◆ Information shown

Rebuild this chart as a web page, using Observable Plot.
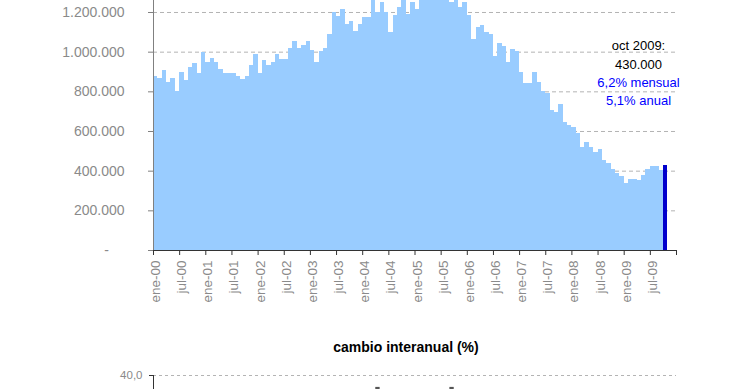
<!DOCTYPE html>
<html><head><meta charset="utf-8">
<script src="https://cdn.jsdelivr.net/npm/d3@7"></script>
<script src="https://cdn.jsdelivr.net/npm/@observablehq/plot@0.6"></script>
<style>
html,body{margin:0;padding:0;background:#fff;overflow:hidden;width:740px;height:389px;}
#wrap{position:relative;width:740px;height:389px;overflow:hidden;font-family:"Liberation Sans",Arial,sans-serif;background:#fff;}
#topChart{position:absolute;left:0;top:0;}
#title2{position:absolute;left:256px;width:300px;top:338px;text-align:center;font-weight:bold;font-size:14px;color:#000;line-height:18px;}
#bottomChart{position:absolute;left:0;top:360px;}
</style></head>
<body>
<div id="wrap"><div id="topChart"></div><div id="title2">cambio interanual (%)</div><div id="bottomChart"></div></div>
<script>
// ---- data ----
const monthNames = ["ene","feb","mar","abr","may","jun","jul","ago","sep","oct","nov","dic"];
const yearCodes = ["00","01","02","03","04","05","06","07","08","09"];
const values = [
  877000, 867000, 907000, 848000, 865000, 801000, 897000, 857000, 922000, 942000, 891000, 996000,
  947000, 970000, 946000, 915000, 892000, 892000, 892000, 875000, 861000, 879000, 933000, 989000,
  892000, 958000, 932000, 946000, 988000, 963000, 963000, 1021000, 1055000, 1021000, 1033000, 1055000,
  1008000, 949000, 1005000, 1016000, 1087000, 1200000, 1179000, 1213000, 1139000, 1154000, 1104000, 1139000,
  1173000, 1173000, 1290000, 1198000, 1250000, 1198000, 1100000, 1184000, 1226000, 1280000, 1190000, 1250000,
  1213000, 1280000, 1300000, 1290000, 1310000, 1280000, 1300000, 1270000, 1252000, 1275000, 1226000, 1252000,
  1184000, 1066000, 1124000, 1134000, 1099000, 1088000, 976000, 1043000, 1027000, 949000, 1012000, 1004000,
  899000, 840000, 840000, 899000, 848000, 804000, 790000, 708000, 695000, 738000, 647000, 630000,
  620000, 590000, 521000, 543000, 517000, 496000, 509000, 452000, 437000, 409000, 390000, 373000,
  336000, 358000, 358000, 353000, 376000, 410000, 426000, 423000, 405000, 430000
];
const highlightLabel = "oct-09";
const tickLabels = ["ene-00","jul-00","ene-01","jul-01","ene-02","jul-02","ene-03","jul-03","ene-04","jul-04",
  "ene-05","jul-05","ene-06","jul-06","ene-07","jul-07","ene-08","jul-08","ene-09","jul-09"];
const yTicks = [0, 200000, 400000, 600000, 800000, 1000000, 1200000];
const annotBlack = ["oct 2009:", "430.000"];
const annotBlue = ["6,2% mensual", "5,1% anual"];
// second chart (cambio interanual) - only its top is visible
const yoyTicks = [40];
const yoyMonths = ["abr-04", "sep-05"];
const yoyValues = [36, 36];

(function () {
const monthLabels = yearCodes.flatMap(y => monthNames.map(m => `${m}-${y}`));
const data = values.map((v, i) => ({i, label: monthLabels[i], v}));
const nSlots = monthLabels.length; // 120
const loc = d3.formatLocale({decimal: ",", thousands: ".", grouping: [3], currency: ["", ""]});
const fmt = loc.format(",d");
const font = '"Liberation Sans", Arial, sans-serif';
const grey = "#8a8a8a";

const chartTop = Plot.plot({
  width: 740, height: 320,
  marginTop: 0, marginLeft: 153, marginRight: 64, marginBottom: 70,
  style: {fontFamily: font, background: "transparent", overflow: "visible"},
  x: {type: "linear", domain: [0, nSlots], axis: null},
  y: {domain: [0, 1260500], axis: null},
  marks: [
    Plot.gridY(yTicks.filter(d => d > 0), {stroke: "#b4b4b4", strokeOpacity: 1, strokeDasharray: "4,3"}),
    Plot.rectY(data, {x1: "i", x2: d => d.i + 1, y: "v", inset: 0, shapeRendering: "crispEdges",
      fill: d => d.label === highlightLabel ? "#0000cc" : "#99ccff", clip: true}),
    Plot.ruleX([0], {stroke: "#808080"}),
    Plot.ruleY([0], {stroke: "#333"}),
    Plot.axisY({ticks: yTicks, label: null, tickSize: 5, tickPadding: 24, stroke: "#808080", fill: grey, fontSize: 14,
      tickFormat: d => d === 0 ? "-\u00a0\u00a0\u00a0\u00a0" : fmt(d)}),
    Plot.axisX({ticks: d3.range(0, nSlots + 1, 6), label: null, tickSize: 5, stroke: "#333", tickFormat: () => ""}),
    Plot.axisX({ticks: d3.range(0.5, nSlots, 6), label: null, tickSize: 0, tickPadding: 10, tickRotate: -90, fill: grey, fontSize: 13.5,
      tickFormat: d => tickLabels[Math.round((d - 0.5) / 6)]}),
    Plot.text([annotBlack.join("\n")], {frameAnchor: "top-right", dx: -38, dy: 53, textAnchor: "middle", lineAnchor: "middle", lineHeight: 1.41, fontSize: 13, fill: "#000"}),
    Plot.text([annotBlue.join("\n")], {frameAnchor: "top-right", dx: -38, dy: 89.5, textAnchor: "middle", lineAnchor: "middle", lineHeight: 1.41, fontSize: 13, fill: "#0000ff"})
  ]
});
document.getElementById("topChart").appendChild(chartTop);

const yoyData = yoyMonths.map((m, k) => ({i: monthLabels.indexOf(m), v: yoyValues[k]}));
const chartBottom = Plot.plot({
  width: 740, height: 260,
  marginTop: 15, marginLeft: 153, marginRight: 64, marginBottom: 7,
  style: {fontFamily: font, background: "transparent", overflow: "visible"},
  x: {type: "linear", domain: [0, nSlots], axis: null},
  y: {domain: [-40, 40], axis: null},
  marks: [
    Plot.gridY(yoyTicks, {stroke: "#b4b4b4", strokeOpacity: 1, strokeDasharray: "3,3"}),
    Plot.rectY(yoyData, {x1: "i", x2: d => d.i + 1, y: "v", fill: "#555"}),
    Plot.ruleX([0], {stroke: "#333"}),
    Plot.axisY({ticks: yoyTicks, label: null, tickSize: 4, tickPadding: 7, stroke: "#333", fill: grey, fontSize: 11.5,
      tickFormat: d => d.toFixed(1).replace(".", ",")})
  ]
});
document.getElementById("bottomChart").appendChild(chartBottom);
})();
</script>
</body></html>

◆ Given request
Your task is an exact transcription of all the data, minus the pictures.

◆ Result of this exercise
Rebuild this chart as a web page, using Observable Plot.
<!DOCTYPE html>
<html><head><meta charset="utf-8">
<script src="https://cdn.jsdelivr.net/npm/d3@7"></script>
<script src="https://cdn.jsdelivr.net/npm/@observablehq/plot@0.6"></script>
<style>
html,body{margin:0;padding:0;background:#fff;overflow:hidden;width:740px;height:389px;}
#wrap{position:relative;width:740px;height:389px;overflow:hidden;font-family:"Liberation Sans",Arial,sans-serif;background:#fff;}
#topChart{position:absolute;left:0;top:0;}
#title2{position:absolute;left:256px;width:300px;top:338px;text-align:center;font-weight:bold;font-size:14px;color:#000;line-height:18px;}
#bottomChart{position:absolute;left:0;top:360px;}
</style></head>
<body>
<div id="wrap"><div id="topChart"></div><div id="title2">cambio interanual (%)</div><div id="bottomChart"></div></div>
<script>
// ---- data ----
const monthNames = ["ene","feb","mar","abr","may","jun","jul","ago","sep","oct","nov","dic"];
const yearCodes = ["00","01","02","03","04","05","06","07","08","09"];
const values = [
  877000, 867000, 907000, 848000, 865000, 801000, 897000, 857000, 922000, 942000, 891000, 996000,
  947000, 970000, 946000, 915000, 892000, 892000, 892000, 875000, 861000, 879000, 933000, 989000,
  892000, 958000, 932000, 946000, 988000, 963000, 963000, 1021000, 1055000, 1021000, 1033000, 1055000,
  1008000, 949000, 1005000, 1016000, 1087000, 1200000, 1179000, 1213000, 1139000, 1154000, 1104000, 1139000,
  1173000, 1173000, 1290000, 1198000, 1250000, 1198000, 1100000, 1184000, 1226000, 1280000, 1190000, 1250000,
  1213000, 1280000, 1300000, 1290000, 1310000, 1280000, 1300000, 1270000, 1252000, 1275000, 1226000, 1252000,
  1184000, 1066000, 1124000, 1134000, 1099000, 1088000, 976000, 1043000, 1027000, 949000, 1012000, 1004000,
  899000, 840000, 840000, 899000, 848000, 804000, 790000, 708000, 695000, 738000, 647000, 630000,
  620000, 590000, 521000, 543000, 517000, 496000, 509000, 452000, 437000, 409000, 390000, 373000,
  336000, 358000, 358000, 353000, 376000, 410000, 426000, 423000, 405000, 430000
];
const highlightLabel = "oct-09";
const tickLabels = ["ene-00","jul-00","ene-01","jul-01","ene-02","jul-02","ene-03","jul-03","ene-04","jul-04",
  "ene-05","jul-05","ene-06","jul-06","ene-07","jul-07","ene-08","jul-08","ene-09","jul-09"];
const yTicks = [0, 200000, 400000, 600000, 800000, 1000000, 1200000];
const annotBlack = ["oct 2009:", "430.000"];
const annotBlue = ["6,2% mensual", "5,1% anual"];
// second chart (cambio interanual) - only its top is visible
const yoyTicks = [40];
const yoyMonths = ["abr-04", "sep-05"];
const yoyValues = [36, 36];

(function () {
const monthLabels = yearCodes.flatMap(y => monthNames.map(m => `${m}-${y}`));
const data = values.map((v, i) => ({i, label: monthLabels[i], v}));
const nSlots = monthLabels.length; // 120
const loc = d3.formatLocale({decimal: ",", thousands: ".", grouping: [3], currency: ["", ""]});
const fmt = loc.format(",d");
const font = '"Liberation Sans", Arial, sans-serif';
const grey = "#8a8a8a";

const chartTop = Plot.plot({
  width: 740, height: 320,
  marginTop: 0, marginLeft: 153, marginRight: 64, marginBottom: 70,
  style: {fontFamily: font, background: "transparent", overflow: "visible"},
  x: {type: "linear", domain: [0, nSlots], axis: null},
  y: {domain: [0, 1260500], axis: null},
  marks: [
    Plot.gridY(yTicks.filter(d => d > 0), {stroke: "#b4b4b4", strokeOpacity: 1, strokeDasharray: "4,3"}),
    Plot.rectY(data, {x1: "i", x2: d => d.i + 1, y: "v", inset: 0, shapeRendering: "crispEdges",
      fill: d => d.label === highlightLabel ? "#0000cc" : "#99ccff", clip: true}),
    Plot.ruleX([0], {stroke: "#808080"}),
    Plot.ruleY([0], {stroke: "#333"}),
    Plot.axisY({ticks: yTicks, label: null, tickSize: 5, tickPadding: 24, stroke: "#808080", fill: grey, fontSize: 14,
      tickFormat: d => d === 0 ? "-\u00a0\u00a0\u00a0\u00a0" : fmt(d)}),
    Plot.axisX({ticks: d3.range(0, nSlots + 1, 6), label: null, tickSize: 5, stroke: "#333", tickFormat: () => ""}),
    Plot.axisX({ticks: d3.range(0.5, nSlots, 6), label: null, tickSize: 0, tickPadding: 10, tickRotate: -90, fill: grey, fontSize: 13.5,
      tickFormat: d => tickLabels[Math.round((d - 0.5) / 6)]}),
    Plot.text([annotBlack.join("\n")], {frameAnchor: "top-right", dx: -38, dy: 53, textAnchor: "middle", lineAnchor: "middle", lineHeight: 1.41, fontSize: 13, fill: "#000"}),
    Plot.text([annotBlue.join("\n")], {frameAnchor: "top-right", dx: -38, dy: 89.5, textAnchor: "middle", lineAnchor: "middle", lineHeight: 1.41, fontSize: 13, fill: "#0000ff"})
  ]
});
document.getElementById("topChart").appendChild(chartTop);

const yoyData = yoyMonths.map((m, k) => ({i: monthLabels.indexOf(m), v: yoyValues[k]}));
const chartBottom = Plot.plot({
  width: 740, height: 260,
  marginTop: 15, marginLeft: 153, marginRight: 64, marginBottom: 7,
  style: {fontFamily: font, background: "transparent", overflow: "visible"},
  x: {type: "linear", domain: [0, nSlots], axis: null},
  y: {domain: [-40, 40], axis: null},
  marks: [
    Plot.gridY(yoyTicks, {stroke: "#b4b4b4", strokeOpacity: 1, strokeDasharray: "3,3"}),
    Plot.rectY(yoyData, {x1: "i", x2: d => d.i + 1, y: "v", fill: "#555"}),
    Plot.ruleX([0], {stroke: "#333"}),
    Plot.axisY({ticks: yoyTicks, label: null, tickSize: 4, tickPadding: 7, stroke: "#333", fill: grey, fontSize: 11.5,
      tickFormat: d => d.toFixed(1).replace(".", ",")})
  ]
});
document.getElementById("bottomChart").appendChild(chartBottom);
})();
</script>
</body></html>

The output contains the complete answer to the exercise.